Valquíria Tenório é professora
do IFSP campus Matão, doutora em Sociologia e pesquisadora de cultura, história
e educação na temática etnicorracial.
Pode parecer um título estranho, eu sei! Mas, 8 para 1
foi a proporção de africanos que entraram no Brasil em relação aos europeus até
1850. Essa informação foi insistentemente pronunciada pelo historiador e amigo
Bruno Véras quando de sua aula no curso de extensão História e Cultura Africana
e Afrobrasileira que está em andamento no IFSP, campus Matão.
Temos trabalhado ou retrabalhado nas aulas do curso a
necessidade de quebrar com estereótipos e pensar uma nova perspectiva para
temas que pensávamos ser de conhecimento geral. Bruno fez uma exposição brilhante
sobre sua pesquisa a respeito de Mahommah Gardo Baquaqua, um africano
escravizado que escreveu sua própria biografia e sobre a escravidão. Já
mencionei o trabalho de Bruno em artigo anterior dessa coluna, mas nunca o
tinha ouvido falar. Como é bom ouvir alguém que faz seu trabalho com dedicação,
com paixão e entusiasmo. Bruno é historiador perspicaz, que vai atrás das
fontes, sabe analisa-las. Além disso, é alguém que deseja, assim como eu, que
as pesquisas acadêmicas ultrapassem os muros das universidades.
A referência do título foi feita para marcar a
necessidade de falarmos da escravidão como algo que deve ser entendido como
parte fundamental de nossa história, da história do Brasil como um todo e da
história mundial. Essa proporção foi encontrada pelo professor Luiz Felipe de
Alencastro, um importante historiador brasileiro, a partir da análise de
diversos dados do período escravista. Ele averiguou que “entraram no Brasil 4,8
milhões de africanos escravizados, oito vezes mais do que os portugueses que
chegaram aqui até 1850”.
Bruno não nos deixou esquecer essa proporção durante sua
fala, porque estamos tratando da escrita da história, estamos falando de poder,
de invisibilização de um grupo que não deu apenas uma contribuição para o
Brasil, ao contrário, foi fundamental para a própria colonização, estamos
falando de um grupo que foi sistematicamente apagado da história pelo racismo.

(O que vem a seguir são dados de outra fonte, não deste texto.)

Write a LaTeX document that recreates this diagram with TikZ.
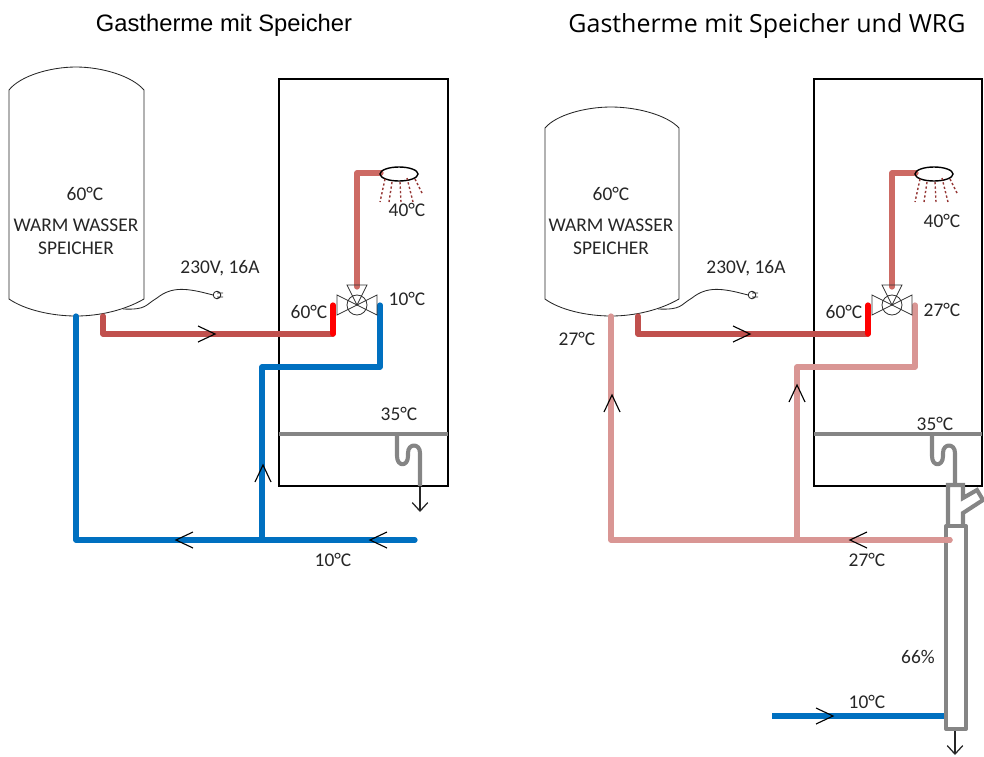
\documentclass[tikz,border=0pt]{standalone}
\usepackage{fontspec}
\setmainfont{Carlito}
\newfontfamily\titlefonta{Liberation Sans}
\newfontfamily\titlefontb{Open Sans}
\usetikzlibrary{arrows.meta}
\definecolor{pipeblue}{HTML}{0070C0}
\definecolor{pipedark}{HTML}{C0504D}
\definecolor{pipeshower}{HTML}{CD6A64}
\definecolor{pipepink}{HTML}{D99694}
\definecolor{pipegrey}{HTML}{858585}
\definecolor{dropred}{HTML}{953735}
\definecolor{labeltext}{HTML}{262626}
\tikzset{
	pipe/.style={line width=3.7pt, line join=round, line cap=round},
	greypipe/.style={line width=2.9pt, line join=round, color=pipegrey},
	thinline/.style={line width=0.6pt, color=black!85},
	label/.style={text=labeltext, font=\fontsize{13.8}{16}\selectfont, inner sep=0pt},
}
\def\chevron(#1)(#2){\draw[shift={(#1)}, rotate=#2, line width=0.8pt] (-17,-8) -- (0,0) -- (-17,8);}
\def\outlet(#1){\draw[line width=0.9pt, color=black!85, -{Straight Barb[length=6pt,width=11pt]}] (#1) -- ++(0,26);}
\def\showerhead(#1){
	\draw[line width=1pt, shift={(#1)}] (0,0) ellipse (19 and 7);
	\draw[line width=1pt, color=dropred, dash pattern=on 1.6pt off 1.6pt, shift={(#1)}]
		(-14,5) -- (-19,28) (-7,8) -- (-10,28) (1,8) -- (2,28) (8,4) -- (14,28) (16,5) -- (24,21);
}
\def\mixvalve(#1){
	\draw[line width=0.6pt, color=black!80, shift={(#1)}]
		(0,0) circle (10)
		(0,0) -- (-20,-10) -- (-20,10) -- cycle
		(0,0) -- (20,-10) -- (20,10) -- cycle
		(0,0) -- (-10,-20) -- (10,-20) -- cycle;
}
\def\powerplug(#1){
	\draw[thinline, shift={(#1)}]
		(-94,14) .. controls (-70,15) and (-72,10) .. (-60,3)
		.. controls (-45,-9) and (-30,-7) .. (-4,0)
		(0,0) circle (3.8) (0,-2) -- (6,-2) (0,2) -- (6,2);
}

\begin{document}
\begin{tikzpicture}[x=0.25mm, y=-0.25mm]
	%%%%% FRAME %%%%%
	\useasboundingbox (0,0) rectangle (984,756);

	\node[font=\titlefonta\fontsize{16.9}{19}\selectfont, text=black, inner sep=0pt] (titleleft) at (224,25.5) {Gastherme mit Speicher};
	\node[font=\titlefontb\fontsize{17.75}{20}\selectfont, text=black, inner sep=0pt] (titleright) at (767,26.5) {Gastherme mit Speicher und WRG};

	%%%%% LEFT %%%%%
	\draw[line width=1pt] (279,79) rectangle (448,486);
	\draw[thinline] (9,90) .. controls (20,76) and (50,67) .. (76,67) .. controls (102,67) and (132,76) .. (144,90)
		-- (144,299) .. controls (125,310) and (100,316) .. (76,316) .. controls (52,316) and (25,310) .. (9,299) -- cycle;

	\draw[pipe, color=pipeblue] (76,316) -- (76,540) -- (415,540);
	\draw[pipe, color=pipeblue] (262,540) -- (262,367) -- (380,367) -- (380,305);
	\draw[pipe, color=pipedark] (103,316) -- (103,334) -- (333,334);
	\draw[pipe, color=red] (333,334) -- (333,305);
	\draw[pipe, color=pipeshower] (357,287) -- (357,173) -- (381,173);

	\powerplug(217,295)
	\showerhead(399,174)
	\mixvalve(357,305)

	\draw[greypipe] (279,434) -- (448,434);
	\draw[greypipe] (397,434) -- (397,456) .. controls (397,467) and (408,467) .. (408,456)
		-- (408,453) .. controls (408,443) and (420,443) .. (420,453) -- (420,486);
	\outlet(420,486)

	\chevron(215,334)(0)
	\chevron(176,540)(180)
	\chevron(370,540)(180)
	\chevron(263,465)(90)

	\node[label] (tankleft) at (85,194) {60°C};
	\node[label] (wwleft) at (76,225) {WARM WASSER};
	\node[label] (spleft) at (76,248) {SPEICHER};
	\node[label] (powerleft) at (220,268) {230V, 16A};
	\node[label] (showerleft) at (407,210) {40°C};
	\node[label] (coldleft) at (407,299) {10°C};
	\node[label] (hotleft) at (309,312) {60°C};
	\node[label] (drainleft) at (399,414) {35°C};
	\node[label] (inletleft) at (333,560) {10°C};

	%%%%% RIGHT %%%%%
	\draw[line width=1pt] (814,79) rectangle (982,486);
	\draw[thinline] (545,128) .. controls (556,115) and (585,107) .. (611,107) .. controls (637,107) and (667,115) .. (679,128)
		-- (679,299) .. controls (660,310) and (635,316) .. (611,316) .. controls (587,316) and (560,310) .. (545,299) -- cycle;

	\draw[pipe, color=pipepink] (611,316) -- (611,540) -- (950,540);
	\draw[pipe, color=pipepink] (797,540) -- (797,367) -- (915,367) -- (915,305);
	\draw[pipe, color=pipedark] (638,316) -- (638,334) -- (868,334);
	\draw[pipe, color=red] (868,334) -- (868,305);
	\draw[pipe, color=pipeshower] (892,287) -- (892,173) -- (916,173);

	\powerplug(752,295)
	\showerhead(934,174)
	\mixvalve(892,305)

	\draw[greypipe] (814,434) -- (982,434);
	\draw[greypipe] (932,434) -- (932,456) .. controls (932,467) and (943,467) .. (943,456)
		-- (943,453) .. controls (943,443) and (955,443) .. (955,453) -- (955,485);

	% heat recovery
	\draw[greypipe, line join=miter] (948,526) -- (948,485) -- (963,485) -- (963,498) -- (977,490) -- (983,500) -- (963,513) -- (963,526);
	\draw[greypipe] (946,526) rectangle (966,729);
	\draw[pipe, color=pipepink] (950,540) -- (945,540);
	\draw[pipe, color=pipeblue, line cap=butt] (772,716) -- (944,716);
	\draw[line width=0.9pt, color=black!85, -{Straight Barb[length=6pt,width=11pt]}] (955,731) -- (955,755);

	\chevron(750,334)(0)
	\chevron(612,395)(90)
	\chevron(797,385)(90)
	\chevron(850,540)(180)
	\chevron(833,716)(0)

	\node[label] (tankright) at (611,194) {60°C};
	\node[label] (wwright) at (611,225) {WARM WASSER};
	\node[label] (spright) at (611,248) {SPEICHER};
	\node[label] (powerright) at (746,268) {230V, 16A};
	\node[label] (showerright) at (942,221) {40°C};
	\node[label] (warmright) at (942,310) {27°C};
	\node[label] (hotright) at (844,312) {60°C};
	\node[label] (returnright) at (577,339) {27°C};
	\node[label] (drainright) at (935,424) {35°C};
	\node[label] (preright) at (867,560) {27°C};
	\node[label] (effright) at (918,657) {66\%};
	\node[label] (inletright) at (867,702) {10°C};
\end{tikzpicture}
\end{document}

Segundo o professor Luiz Felipe “o Brasil não é um país de colonização
europeia, mas africana e europeia. Isso faz toda a diferença”. Faz toda a
diferença para pensarmos a história da escravidão como história de pessoas como
bem mencionou Bruno em sua fala, não apenas de um processo econômico, mas como
história de todos nós.
Diferentemente
do que alguns livros didáticos nos trazem, a análise de biografias como a de
Baquaqua e outras as quais Bruno teve acesso podem nos mostrar uma perspectiva nova,
nos mostrar a história de pessoas escravizadas, mas com suas subjetividades,
mesmo quando a sociedade queria transformá-las em mercadorias, fixadas em um
lugar. A análise de Bruno vai longe e nos mostra a história de pessoas em
constante movimento de luta e resistência e que não eram passivas como muitos
livros de história ainda teimam em nos apresentar.